Now, if you had an ounce of gold today, it would still allow you to buy a fancy bicycle plus accessories, safety gears, sneakers, and spare tires.  With the $35, you can still buy a kiddie bike or a second-hand bicycle.

What we're saying is that you would have lost a good amount of wealth if you decided to keep the cash intact.

If you had decided to keep your money in physical gold, you would have multiplied its value by around 33 times.  The value of gold has increased while the value of the dollar has declined during the same period.


Perhaps the number one reason for gold’s popularity as an investment option is in knowing that the value is going to go up firmly over the years.

Historically, you may see that the price dips once in a while – but it always rebounds.

Looking at the historical chart as the big picture, you can safely predict that gold is going to increase in worth ten or twenty years from now.

In stocks, bonds, or mutual funds, you always have to hope that a specific company or industry is doing well because the value of your investment is largely dependent on their performance.

Not so with gold.

Although the current state of the economy does affect gold prices, a dipping economy does not automatically bring the gold prices down with it.  In fact, it often does the opposite.

When the economy is uncertain, people tend to invest more in gold, and this pushes the price even higher.

Portfolio Diversification

Not many would realize it but investing in gold is an excellent strategy to diversify your portfolio.

We’ve said that the price of gold performs incredibly well even during times of uncertainty.Therefore, a great approach to balance the volatility and returns within your investments is to make gold a part of the roster.

More importantly, with gold being part of a diversified portfolio, you can protect yourself from a “wealth wipeout” in extraordinary situations.

No severe economic depression or a stock market crash will zero out your investments – gold will still be probably standing tall after the smoke clears.

An EFT is one of the best options for gold because it beats having to keep the yellow metal in your vault or secret place.

This way, you only concern yourself with the price and forget about trying to keep it safe from robbers and other adverse physical conditions.

Hedge Against a Disaster

Let’s not kid ourselves.  You invest because you want to make more money and with it comes the natural fear that your investment may somehow end up worthless in the end.

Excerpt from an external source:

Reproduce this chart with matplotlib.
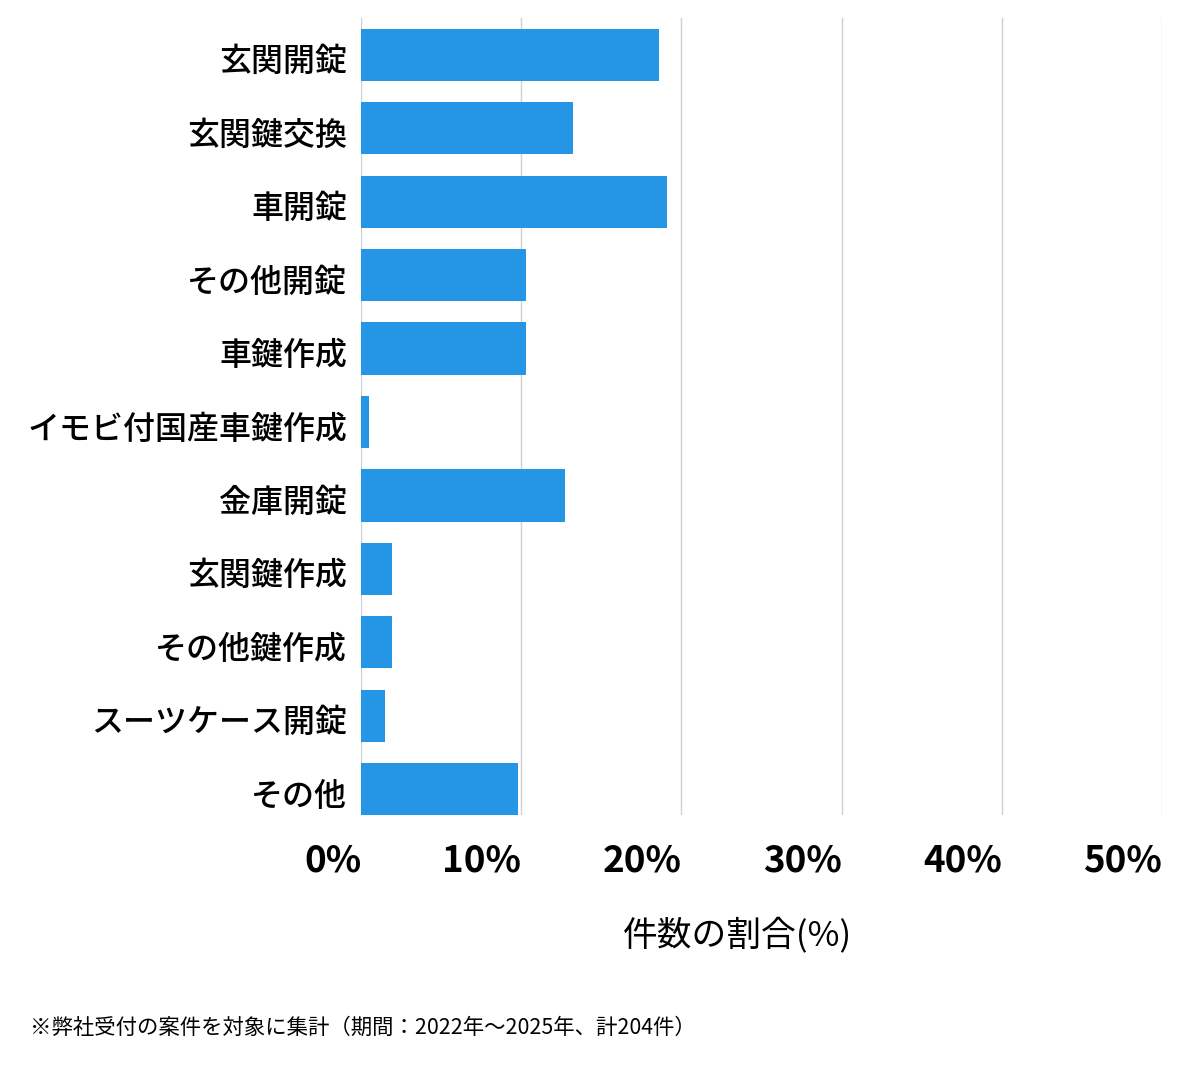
import numpy as np
import matplotlib
matplotlib.use('Agg')
import matplotlib.pyplot as plt
import matplotlib.transforms as mtransforms

plt.rcParams['font.family'] = ['Noto Sans CJK JP', 'DejaVu Sans']

# data: case counts out of 204
categories = ['玄関開錠', '玄関鍵交換', '車開錠', 'その他開錠', '車鍵作成',
              'イモビ付国産車鍵作成', '金庫開錠', '玄関鍵作成', 'その他鍵作成',
              'スーツケース開錠', 'その他']
counts = [38, 27, 39, 21, 21, 1, 26, 4, 4, 3, 20]
total = 204
shares = [c / total * 100 for c in counts]
xticks = [0, 10, 20, 30, 40, 50]
xtick_labels = ['0%', '10%', '20%', '30%', '40%', '50%']

fig = plt.figure(figsize=(12, 10.69), dpi=100)
ax = fig.add_axes([361 / 1200, 1 - 815 / 1069, 801 / 1200, 797 / 1069])

y = np.arange(len(categories))
ax.barh(y, shares, height=0.71, color='#2595e5', zorder=3)

ax.set_xlim(0, 50)
ax.set_ylim(10.35, -0.5)

# grid
ax.set_xticks(xticks)
ax.grid(axis='x', color='#d0d0d0', linewidth=1, zorder=0)
ax.set_xticklabels(xtick_labels, fontsize=26.5, fontweight='bold', ha='right')
ax.tick_params(axis='x', length=0, pad=20)
ax.set_yticks(y)
ax.set_yticklabels(categories, fontsize=23, fontweight='medium')
ax.tick_params(axis='y', length=0, pad=10)
# nudge category labels down a little
shift = mtransforms.ScaledTranslation(0, -4 / 100, fig.dpi_scale_trans)
for lbl in ax.get_yticklabels():
    lbl.set_transform(lbl.get_transform() + shift)
for s in ax.spines.values():
    s.set_visible(False)

ax.set_xlabel('件数の割合(%)', fontsize=25)
ax.xaxis.set_label_coords(0.47, -0.151)
ax.xaxis.label.set_va('center')

fig.text(30 / 1200, 1 - 1028 / 1069, '※弊社受付の案件を対象に集計（期間：2022年～2025年、計204件）',
         fontsize=15.4, va='center', ha='left')

plt.savefig('out.png', dpi=100)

Obviously, that fear becomes less when it comes to gold investing.  For example, if we were to have a repeat of the 2008 stock market crash, you’d be penniless if your portfolio carried only stocks, bonds, and mutual funds.

This is why investors consider gold as a safe haven during times of uncertainty, whether political, financial, or economic.

If an investor invested substantially in physical gold for the long-term, he would probably be sleeping better.  He knows that a financial crisis or global meltdown will not really affect his gold investment negatively.

On the contrary, the price of his gold would normally go up during such trying times because more people turn to physical investment when they see that the financial markets are not giving them a bright hope.

Gold Investing – The Disadvantages

Like any other investment  –  investors should be aware of the main risks of gold investing:

Gold Isn't A Passive Income Asset

A large number of financial experts, including Warren Buffet, espouse the convention that your investments should be income-generating.

Gold fails this condition because it does not produce anything when you just buy and hold it.

If your objective is to amass a lot of wealth, then it’s better to find an asset that will make you richer.

Warren Buffet began in this direction even as a boy when he bought his first property.  He knew that the value of the land would appreciate but above that, he also saw the potential of earning from the property.

Gold stocks attract growth investors more than they do income investors.  These stocks normally go up and down in synch with the price of gold.  However, you can find well-managed mining companies that are able to turn in a profit even when the price of gold falls.

You will see that the prices of gold stocks tend to magnify the increases in the price of gold.

Gold is Risky Historically

Here’s a fact:  gold and stocks don’t always behave the same way at the same time.

For example, when the stock market is booming, gold is dragging behind.  Since the market has a proven track record of going higher over time, having gold as your sole investment could put you in a risky situation.

Let us show you another deficiency of gold.  Suppose you were back in the 1800s and had a choice to put $10,000 in either gold, bonds, or stocks.  Which of the three do you think would come out ahead?

If you are a savvy investor, gold would fall last on your choices because it performs very poorly in relation to the other two.

Here’s how it will look after 200 years in our present time…

  • The gold will be worth just $26,000.
  • The stocks will have a value of $5,600,000,000.
  • The bonds will command about $8,000,000.

It might shock you but when you look at historical returns, it turns out that gold pales as an investment choice in the long run.


Over the years, gold prices have been so volatile that there is a valid reason to doubt its feasibility as a safe haven investment.

The price of gold has to contend with several pressures such as a strong US dollar, shrinking demand from India and China, central banks of other governments and general world peace because gold becomes more popular during periods of crisis.

After peaking in 1980, the price of gold has gone down by 65% in less than two and a half years.

After that, the slow, hard climb took more than 28 years for the price to reach the same 1980 level.  The price of gold breached the $1,800 mark in 2011 but we saw the price plummet to around $1,100 at the turn of 2016.

Currently, it’s doing $1,400 per ounce.

You can see the volatility of this supposedly safe and stable asset class.

The Bottom Line

Every investment has its unique advantages and disadvantages.

If you don’t relish the idea of holding physical gold, investing in shares of mining companies may be your cup of tea.

If you buy into the idea that gold is the best protection against inflation, then you can invest in coins, bullion, or jewelry to lead you to the way of gold-based abundance.

And finally, if your foremost interest is in using leverage profit from appreciating gold prices, the futures market is waiting for you.

Just remember that there is a reasonable amount of risk that accompanies any leverage-based investment.